До войны, в те годы, когда он находился на свободе в ссылках, я вместе с мамой часто приезжала к нему и стала его духовной дочерью, в ту пору мне было около 18 лет, но потом о. Арсений многие годы находился в лагерях, и только редкие-редкие записочки доносили до нас его наставления, а начиная с 1949 года мы, его духовные дети, даже не знали, жив ли он и где находится. Я передаю Вам свои записки без упоминания моего настоящего имени. Слишком много в этих записках лежит личного.
В сороковые годы я вышла замуж за человека верующего, спокойного, доброго, но крайне замкнутого и молчаливого даже со мной. Старше меня он был на десять лет.
Отечественная война была позади, репрессии 1946-1952 годов не коснулись нас. Родились две дочери, мама жила с нами. Муж любил меня ровно, спокойно, много времени отдавал детям, воспитывая их в духе веры.
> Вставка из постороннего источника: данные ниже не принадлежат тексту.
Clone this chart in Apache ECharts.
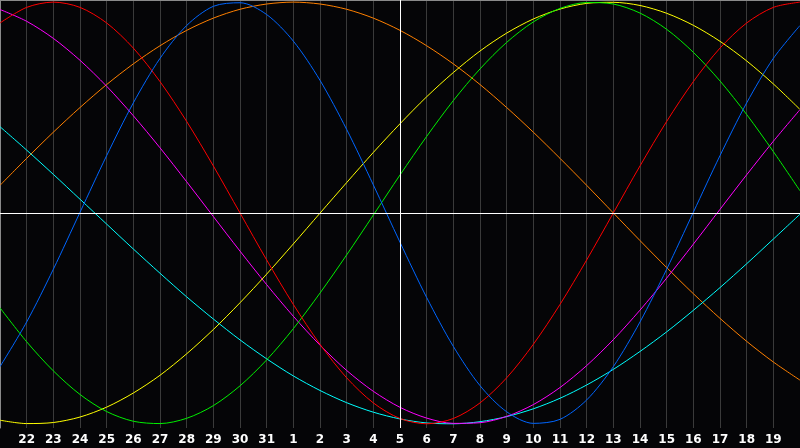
<!DOCTYPE html>
<html>
<head>
<meta charset="utf-8">
<script src="https://cdn.jsdelivr.net/npm/echarts@6/dist/echarts.min.js"></script>
<style>
  html, body { margin: 0; padding: 0; background: #050507; }
  #chart { width: 800px; height: 448px; }
</style>
</head>
<body>
<div id="chart"></div>
<script>
// days shown: 21st of last month through 20th of this month
const days = ["21", "22", "23", "24", "25", "26", "27", "28", "29", "30", "31",
  "1", "2", "3", "4", "5", "6", "7", "8", "9", "10",
  "11", "12", "13", "14", "15", "16", "17", "18", "19", "20"];

// curve values in percent
const blueVals = [-72.9, -51.7, -26.7, 0.3, 27.2, 52.2, 73.3, 88.9, 98.0, 99.7, 94.1, 81.5, 62.9, 39.6, 13.3,
  -13.9, -40.1, -63.3, -81.9, -94.3, -99.8, -97.9, -88.7, -72.9, -51.7, -26.7, 0.3, 27.2, 52.2, 73.3, 88.9];
const redVals = [90.1, 97.5, 100, 97.5, 90.1, 78.2, 62.3, 43.4, 22.3, 0, -22.3, -43.4, -62.3, -78.2, -90.1,
  -97.5, -100, -97.5, -90.1, -78.2, -62.3, -43.4, -22.3, 0, 22.3, 43.4, 62.3, 78.2, 90.1, 97.5, 100];
const greenVals = [-45.0, -61.1, -74.9, -86.1, -94.2, -98.8, -99.9, -97.4, -91.4, -82.0, -69.7, -54.9, -38.0, -19.9, -1.0,
  18.0, 36.3, 53.3, 68.3, 80.9, 90.6, 97.0, 99.8, 99.1, 94.8, 87.1, 76.2, 62.6, 46.7, 29.1, 10.5];
const magentaVals = [96.5, 90.9, 82.8, 72.4, 60.1, 46.1, 30.9, 14.8, -1.7, -18.1, -34.0, -49.0, -62.7, -74.7, -84.6,
  -92.2, -97.3, -99.8, -99.5, -96.5, -90.9, -82.8, -72.4, -60.1, -46.1, -30.9, -14.8, 1.7, 18.1, 34.0, 49.0];
const yellowVals = [-98.3, -99.9, -99.4, -96.8, -92.1, -85.4, -77.0, -66.8, -55.3, -42.6, -29.0, -14.7, -0.1, 14.4, 28.7,
  42.3, 55.1, 66.6, 76.8, 85.3, 92.0, 96.7, 99.4, 99.9, 98.4, 94.7, 89.0, 81.4, 72.1, 61.2, 49.1];
const orangeVals = [13.1, 25.9, 38.3, 50.0, 60.9, 70.7, 79.3, 86.6, 92.4, 96.6, 99.1, 100, 99.1, 96.6, 92.4,
  86.6, 79.3, 70.7, 60.9, 50.0, 38.3, 25.9, 13.1, 0, -13.1, -25.9, -38.3, -50.0, -60.9, -70.7, -79.3];
const cyanVals = [40.9, 29.8, 18.3, 6.5, -5.3, -17.1, -28.6, -39.8, -50.3, -60.2, -69.2, -77.3, -84.2, -90.0, -94.5,
  -97.7, -99.6, -100.0, -99.0, -96.6, -92.9, -87.9, -81.6, -74.2, -65.7, -56.4, -46.2, -35.4, -24.1, -12.4, -0.6];

const todayIndex = 15; // the white vertical marker, on "5"

const curves = [
  { name: "orange", data: orangeVals, color: "#ff8000" },
  { name: "cyan", data: cyanVals, color: "#00ffff" },
  { name: "magenta", data: magentaVals, color: "#ff00ff" },
  { name: "yellow", data: yellowVals, color: "#ffff00" },
  { name: "green", data: greenVals, color: "#00f000" },
  { name: "red", data: redVals, color: "#ff0000" },
  { name: "blue", data: blueVals, color: "#0066ff" },
];

const chart = echarts.init(document.getElementById("chart"));

const series = curves.map((c) => ({
  name: c.name,
  type: "line",
  data: c.data,
  smooth: 0.3,
  symbol: "none",
  lineStyle: { color: c.color, width: 1 },
  z: 3,
}));

// white centre cross
series.push({
  type: "line",
  data: [],
  markLine: {
    silent: true,
    symbol: "none",
    label: { show: false },
    lineStyle: { color: "#ffffff", width: 1, type: "solid" },
    data: [{ xAxis: todayIndex }, { yAxis: 0 }],
  },
  z: 2,
});

const options = {
  backgroundColor: "#050507",
  animation: false,
  grid: { left: 0, right: 0, top: 0, bottom: 20 },
  xAxis: [
    {
      type: "category",
      data: days,
      boundaryGap: false,
      axisLine: { show: true, lineStyle: { color: "#9a9a9a", width: 1 } },
      axisTick: { show: false },
      axisLabel: {
        color: "#ffffff",
        fontFamily: "DejaVu Sans",
        fontWeight: "bold",
        fontSize: 12,
        margin: 6,
        interval: (i) => i > 0 && i < days.length - 1,
      },
      splitLine: { show: true, interval: 0, lineStyle: { color: "#3a3a3a", width: 1 } },
    },
    {
      type: "category",
      data: days,
      position: "top",
      boundaryGap: false,
      axisLine: { show: true, lineStyle: { color: "#8a8a8a", width: 1 } },
      axisTick: { show: false },
      axisLabel: { show: false },
      splitLine: { show: false },
    },
  ],
  yAxis: {
    type: "value",
    min: -102,
    max: 101,
    axisLine: { show: true, lineStyle: { color: "#8a8a8a", width: 1 } },
    axisTick: { show: false },
    axisLabel: { show: false },
    splitLine: { show: false },
  },
  series: series,
};

chart.setOption(options);
</script>
</body>
</html>
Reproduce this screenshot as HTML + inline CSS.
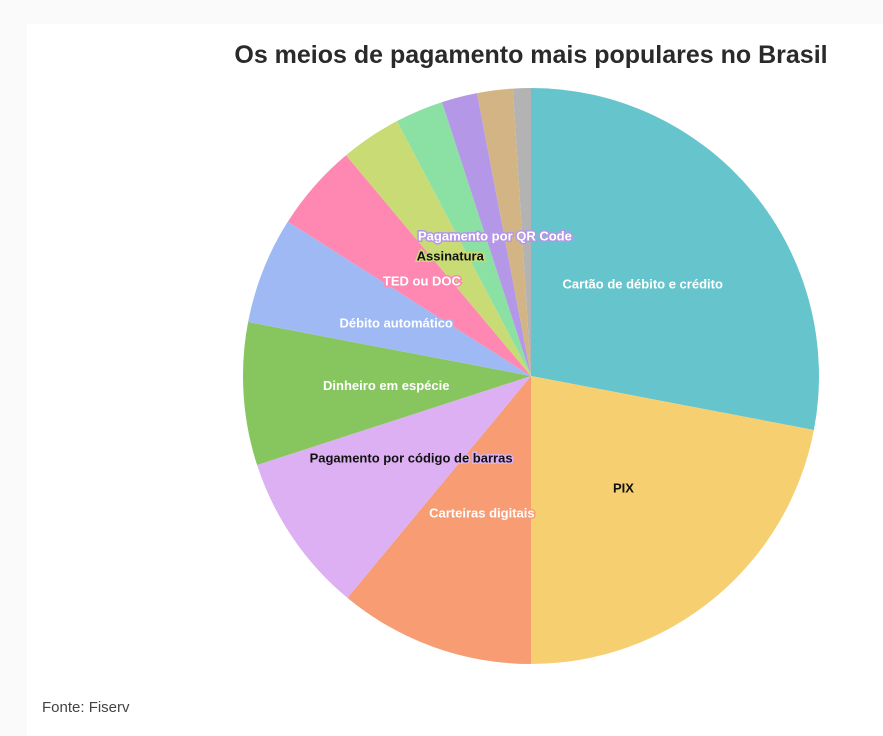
<!DOCTYPE html>
<html><head><meta charset="utf-8"><style>
html,body{margin:0;padding:0;background:#fafafa;}
#wrap{position:absolute;left:27px;top:24px;width:856px;height:712px;background:#fff;}
svg{position:absolute;left:0;top:0;}
text{font-family:"Liberation Sans",sans-serif;}
</style></head><body>
<div id="wrap"></div>
<svg width="883" height="736" id="chart">
<text x="531" y="63" text-anchor="middle" font-size="25" font-weight="bold" fill="#2a2a2a">Os meios de pagamento mais populares no Brasil</text>
<text x="42" y="712" font-size="15" fill="#444">Fonte: Fiserv</text>
<g id="slices"></g><g id="labels"></g>
</svg>
<script>
const categories=["Cartão de débito e crédito","PIX","Carteiras digitais","Pagamento por código de barras","Dinheiro em espécie","Débito automático","TED ou DOC","Assinatura","Pagamento por aproximação","Pagamento por QR Code","Boleto parcelado","Outros"];
const values=[28,22,11,9,8,6,4.9,3.4,2.7,2,2,1];
const showLabel=[true,true,true,true,true,true,true,true,false,true,false,false];
const darkText=[false,true,false,true,false,false,false,true,false,false,false,false];
const colors=["#66C5CC","#F6CF71","#F89C74","#DCB0F2","#87C55F","#9EB9F3","#FE88B1","#C9DB74","#8BE0A4","#B497E7","#D3B484","#B3B3B3"];
const cx=531,cy=376,R=288,LR=145;
const total=values.reduce((a,b)=>a+b,0);
const ns="http://www.w3.org/2000/svg";
const gS=document.getElementById('slices'),gL=document.getElementById('labels');
function pt(a,r){return [cx+r*Math.sin(a),cy-r*Math.cos(a)];}
let acc=0;
values.forEach((v,i)=>{
  const a0=acc/total*2*Math.PI;acc+=v;const a1=acc/total*2*Math.PI;
  const p0=pt(a0,R),p1=pt(a1,R);
  const path=document.createElementNS(ns,'path');
  path.setAttribute('d',`M${cx},${cy}L${p0[0]},${p0[1]}A${R},${R} 0 ${a1-a0>Math.PI?1:0} 1 ${p1[0]},${p1[1]}Z`);
  path.setAttribute('fill',colors[i]);
  
  
  gS.appendChild(path);
  if(showLabel[i]){
    const m=pt((a0+a1)/2,LR);
    const t=document.createElementNS(ns,'text');
    t.setAttribute('x',m[0]);t.setAttribute('y',m[1]+5);
    t.setAttribute('text-anchor','middle');t.setAttribute('font-size','13');t.setAttribute('font-weight','bold');
    t.setAttribute('fill',darkText[i]?'#111':'#fff');
    t.setAttribute('stroke',colors[i]);t.setAttribute('stroke-width','3');t.setAttribute('paint-order','stroke');
    t.textContent=categories[i];
    
    
    gL.appendChild(t);
  }
});
</script>
</body></html>
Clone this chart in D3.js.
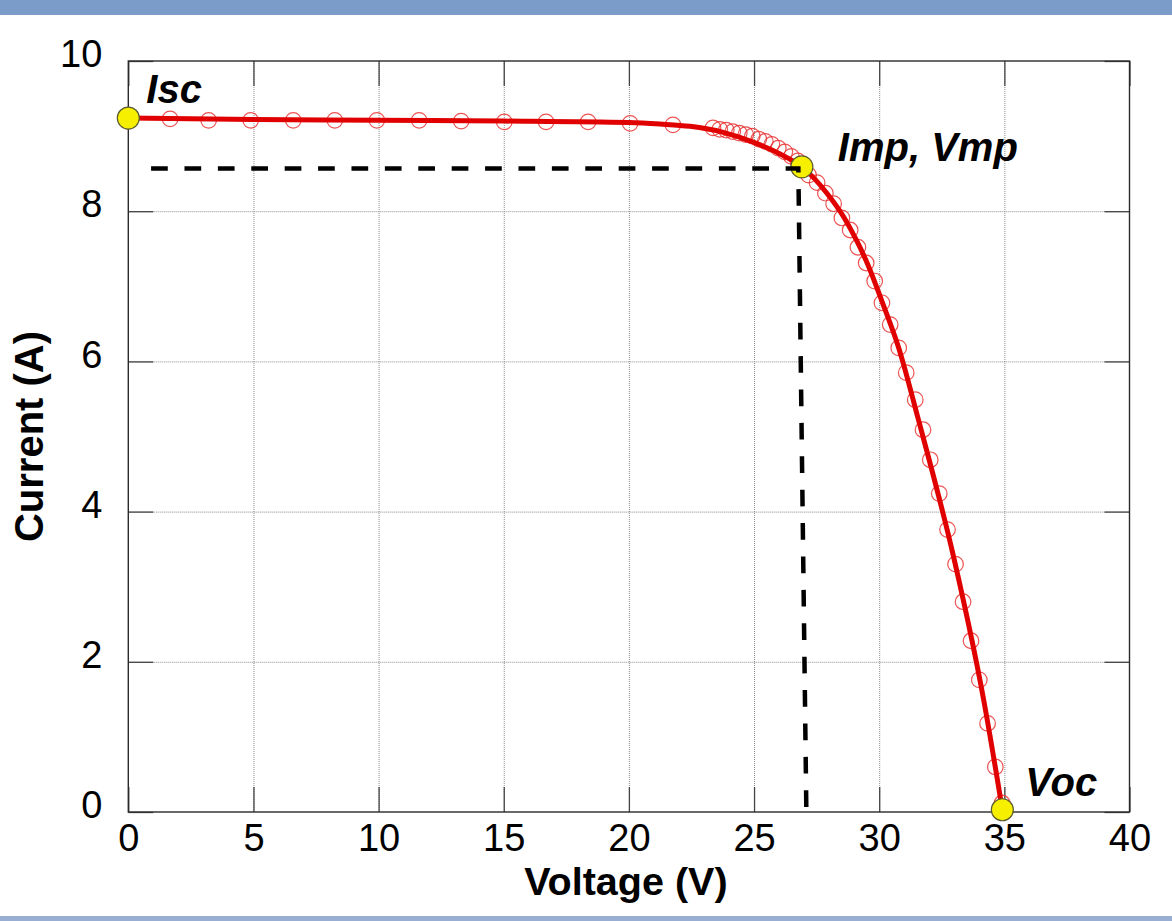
<!DOCTYPE html>
<html>
<head>
<meta charset="utf-8">
<script src="https://cdn.jsdelivr.net/npm/d3@7"></script>
<style>
  html, body { margin: 0; padding: 0; background: #fff; }
  svg { display: block; }
  text { font-family: "Liberation Sans", Arial, sans-serif; fill: #000; }
</style>
</head>
<body>
<svg id="chart" width="1172" height="921"></svg>
<script>
// ---- data ----
const xTicks = [0, 5, 10, 15, 20, 25, 30, 35, 40];
const yTicks = [0, 2, 4, 6, 8, 10];

// measured points (open red circles)
const measV = [1.67, 3.21, 4.89, 6.59, 8.25, 9.93, 11.62, 13.30, 15.02, 16.69, 18.37, 20.05, 21.76,
  23.36, 23.63, 23.89, 24.15, 24.41, 24.67, 24.93, 25.19, 25.45, 25.71, 25.97, 26.23, 26.49, 26.75, 26.97,
  27.18, 27.52, 27.85, 28.18, 28.51, 28.84, 29.15, 29.48, 29.82, 30.11, 30.44, 30.78, 31.08, 31.44,
  31.75, 32.04, 32.40, 32.73, 33.05, 33.35, 33.67, 34.00, 34.33, 34.64, 34.91];
const measI = [9.23, 9.21, 9.21, 9.21, 9.21, 9.21, 9.21, 9.20, 9.19, 9.19, 9.19, 9.17, 9.15,
  9.11, 9.09, 9.08, 9.06, 9.04, 9.02, 9.00, 8.96, 8.93, 8.89, 8.84, 8.79, 8.73, 8.67, 8.57,
  8.48, 8.38, 8.24, 8.10, 7.91, 7.75, 7.52, 7.31, 7.07, 6.78, 6.49, 6.18, 5.85, 5.49,
  5.09, 4.69, 4.24, 3.76, 3.30, 2.80, 2.28, 1.76, 1.18, 0.60, 0.12];

// model curve (red line)
const fitV = [0, 5, 10, 15, 20, 21.24, 22.44, 23.77, 24.97, 26.17, 26.91, 27.91, 28.57, 29.11, 29.48,
  30.11, 30.78, 31.57, 32.97, 34.17, 34.92];
const fitI = [9.24, 9.22, 9.21, 9.20, 9.18, 9.16, 9.13, 9.05, 8.92, 8.74, 8.59, 8.24, 7.93, 7.60, 7.34,
  6.80, 6.18, 5.22, 3.40, 1.50, 0.03];

// key points
const keyNames = ["Isc", "Imp, Vmp", "Voc"];
const keyV = [0, 26.91, 34.92];
const keyI = [9.24, 8.59, 0.03];

// dashed guide (max power point)
const dashV = [0.91, 26.77, 27.09];
const dashI = [8.57, 8.57, 0];

// ---- layout ----
(function () {
const svg = d3.select("#chart");
const W = 1172;
const mLeft = 128.3, mRight = 1129.5, mTop = 61, mBottom = 812;

svg.append("rect").attr("x", 0).attr("y", 0).attr("width", W).attr("height", 15).attr("fill", "#7b9bc8");
svg.append("rect").attr("x", 0).attr("y", 916).attr("width", W).attr("height", 5).attr("fill", "#98aed2");

const x = d3.scaleLinear().domain([0, 40]).range([mLeft, mRight]);
const y = d3.scaleLinear().domain([0, 10]).range([mBottom, mTop]);
const pw = mRight - mLeft, ph = mBottom - mTop;

// grid lines (dotted)
const gridX = svg.append("g").attr("transform", `translate(0,${mBottom})`)
  .call(d3.axisBottom(x).tickValues(xTicks.slice(1, -1)).tickSize(-ph).tickFormat(""));
const gridY = svg.append("g").attr("transform", `translate(${mLeft},0)`)
  .call(d3.axisLeft(y).tickValues(yTicks.slice(1, -1)).tickSize(-pw).tickFormat(""));
[gridX, gridY].forEach(g => {
  g.select(".domain").remove();
  g.selectAll("line").attr("stroke", "#8a8a8a").attr("stroke-width", 1).attr("stroke-dasharray", "1,1");
});

// inner tick marks on all four sides
const tl = 25;
const tb = svg.append("g").attr("transform", `translate(0,${mBottom})`)
  .call(d3.axisBottom(x).tickValues(xTicks).tickSizeInner(-tl).tickSizeOuter(0).tickFormat(""));
const tt = svg.append("g").attr("transform", `translate(0,${mTop})`)
  .call(d3.axisTop(x).tickValues(xTicks).tickSizeInner(-tl).tickSizeOuter(0).tickFormat(""));
const tlg = svg.append("g").attr("transform", `translate(${mLeft},0)`)
  .call(d3.axisLeft(y).tickValues(yTicks).tickSizeInner(-tl).tickSizeOuter(0).tickFormat(""));
const tr = svg.append("g").attr("transform", `translate(${mRight},0)`)
  .call(d3.axisRight(y).tickValues(yTicks).tickSizeInner(-tl).tickSizeOuter(0).tickFormat(""));
[tb, tt, tlg, tr].forEach(g => {
  g.select(".domain").remove();
  g.selectAll("line").attr("stroke", "#444").attr("stroke-width", 1.3);
});

// frame
svg.append("rect").attr("x", mLeft).attr("y", mTop).attr("width", pw).attr("height", ph)
  .attr("fill", "none").attr("stroke", "#2a2a2a").attr("stroke-width", 1.4);

// tick labels
const xl = svg.append("g").attr("transform", `translate(0,${mBottom})`)
  .call(d3.axisBottom(x).tickValues(xTicks).tickSize(0).tickPadding(12).tickFormat(d3.format("d")));
const yl = svg.append("g").attr("transform", `translate(${mLeft},0)`)
  .call(d3.axisLeft(y).tickValues(yTicks).tickSize(0).tickPadding(26).tickFormat(d3.format("d")));
[xl, yl].forEach(g => {
  g.select(".domain").remove();
  g.selectAll("text").attr("font-size", 38).attr("fill", "#000")
    .attr("font-family", '"Liberation Sans", Arial, sans-serif');
});
yl.selectAll("text").attr("dy", "0.15em");

// axis titles
svg.append("text").attr("x", (mLeft + mRight) / 2 - 3).attr("y", 895).attr("text-anchor", "middle")
  .attr("font-size", 39.5).attr("font-weight", "bold").text("Voltage (V)");
svg.append("text").attr("transform", `translate(43,${(mTop + mBottom) / 2}) rotate(-90)`)
  .attr("text-anchor", "middle").attr("font-size", 40).attr("font-weight", "bold").text("Current (A)");

// measured circles
const meas = measV.map((v, i) => ({ v, i: measI[i] }));
svg.append("g").selectAll("circle").data(meas).join("circle")
  .attr("cx", d => x(d.v)).attr("cy", d => y(d.i)).attr("r", 7.8)
  .attr("fill", "none").attr("stroke", "#e82828").attr("stroke-opacity", 0.8).attr("stroke-width", 1.2);

// model line
const fit = fitV.map((v, i) => ({ v, i: fitI[i] }));
svg.append("path").datum(fit)
  .attr("d", d3.line().x(d => x(d.v)).y(d => y(d.i)).curve(d3.curveMonotoneX))
  .attr("fill", "none").attr("stroke", "#e00000").attr("stroke-width", 5).attr("stroke-linejoin", "round");

// key points
const keys = keyV.map((v, i) => ({ v, i: keyI[i], name: keyNames[i] }));
svg.append("g").selectAll("circle").data(keys).join("circle")
  .attr("cx", d => x(d.v)).attr("cy", d => y(d.i)).attr("r", 11)
  .attr("fill", "#f7ef00").attr("stroke", "#5a5a30").attr("stroke-width", 1.2);

// dashed guide
const dash = dashV.map((v, i) => ({ v, i: dashI[i] }));
svg.append("path").datum(dash)
  .attr("d", d3.line().x(d => x(d.v)).y(d => y(d.i)))
  .attr("fill", "none").attr("stroke", "#000").attr("stroke-width", 4.5).attr("stroke-dasharray", "16.7,16.7");

// key labels
const offs = [[18, -15], [36, -6], [23, -14]];
svg.append("g").selectAll("text").data(keys).join("text")
  .attr("x", (d, k) => x(d.v) + offs[k][0]).attr("y", (d, k) => y(d.i) + offs[k][1])
  .attr("font-size", 40).attr("font-weight", "bold").attr("font-style", "italic")
  .text(d => d.name);
})();
</script>
</body>
</html>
Материально мы жили хорошо, много молились дома, в субботу и в воскресенье ходили в ближайшую церковь, где был очень хороший священник, о. Георгий. Казалось, что в семье царит полное согласие и благополучие.
Но пришла весна 1952 года, и со мной произошло то, что оставило след на всю жизнь. След остался какой-то двойной: тягчайшего греха, который я сознаю и в котором я искренне каялась, и в то же время захваченного мною большого счастья, радости бытия и прошедшей настоящей любви. Этот второй след лежит где-то на самом дне моей души, покрытый покаянием, но тем не менее живущий и сознаваемый. О своем грехе я говорила и каялась о. Георгию, о котором упоминала, и тогда мне думалось, что исповедь как бы частично очистила мое греховное прошлое.